Il Governo italiano e UniCredit hanno interrotto i negoziati sul Monte dei Paschi dopo che gli sforzi per raggiungere un accordo sul piano di ricapitalizzazione sono falliti. Il Governo ha deciso che non potrà soddisfare le richieste di una ricapitalizzazione di Mps di oltre 7 miliardi, in quanto renderebbe l’accordo “troppo punitivo” per il contribuente italiano.
Uno dei principali ostacoli alle negoziazioni sarebbero stati la dimensione e il costo del taglio dei posti di lavoro, nonchè l’impossibilità di raggiungere un accordo sulle condizioni fissate tra le parti a luglio, che prevedevano l’acquisizione di “parti selezionate” del Monte e un impatto zero sul capitale di Unicredit.

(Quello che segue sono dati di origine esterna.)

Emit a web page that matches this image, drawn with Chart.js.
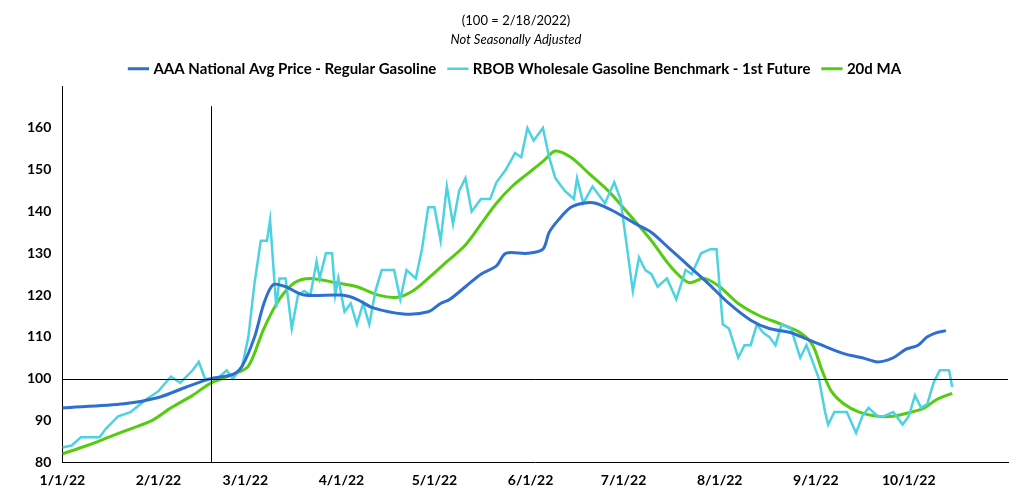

Unicredit puntava ad avere chiarezza sul futuro dell’operazione per mercoledì 27 ottobre, giorno in cui è convocato il cda per i conti trimestrali. Ieri, il premier Draghi, in conferenza stampa dopo il Consiglio europeo a Bruxelles, sul tema non si era sbilanciato. “Non riesco a rispondere, perchè non lo so”, aveva risposto a chi gli chiedeva se per Mps ci sarà una soluzione a breve.
Lo scorso 29 luglio la banca guidata da Andrea Orcel aveva annunciato l’avvio di una trattativa in esclusiva per l’acquisizione di un perimetro selezionato di Mps dopo aver approvato insieme al Tesoro, azionista di controllo del Monte, i presupposti per una potenziale operazione “avente ad oggetto le attività commerciali di Mps, attraverso la definizione di un perimetro selezionato e di adeguate misure di mitigazione del rischio”.
Tra i principali presupposti concordati con il Mef per verificare la fattibilità dell’operazione si evidenziavano: la neutralità della stessa rispetto alla posizione di capitale del Gruppo Unicredit; un accrescimento significativo dell’utile per azione dopo aver considerato le possibili sinergie nette dell’operazione e, in ogni caso, il mantenimento dei livelli attuali di utile per azione anche prima di tener conto delle possibili sinergie al 2023; l’esclusione di contenziosi straordinari non attinenti all’attività di ordinaria gestione bancaria e di tutti i relativi rischi legali, attuali o potenziali; l’esclusione dei crediti deteriorati e l’adeguata copertura di eventuali ulteriori rischi di credito che siano identificati anche a seguito della due diligence attraverso modalità da definire; l’accordo sulla gestione del personale in funzione del compendio inerente all’esercizio delle attività commerciali, al fine di assicurare un’integrazione agevole, rapida ed efficace del business nel gruppo.
L’agenzia di rating S&P, nella nota in cui aveva confermato il rating sull’Italia migliorandone l’outlook, sul tema aveva scritto: “il governo italiano è favorevole a un ulteriore consolidamento nel settore finanziario. Sappiamo che sono in corso complesse discussioni per consentire l’acquisizione di Mps da parte di un’altra grande banca italiana; un accordo richiederebbe quasi certamente un significativo contributo di capitale da parte dello Stato italiano, che rappresenta un rischio fiscale contingente”.
Nella seduta odierna, Unicredit torna positiva a Piazza Affari dopo una partenza in profondo rosso legata all’interruzione delle trattative con il Mef per Mps. A metà seduta il titolo dell’istituto milanese guadagna lo 0,26%.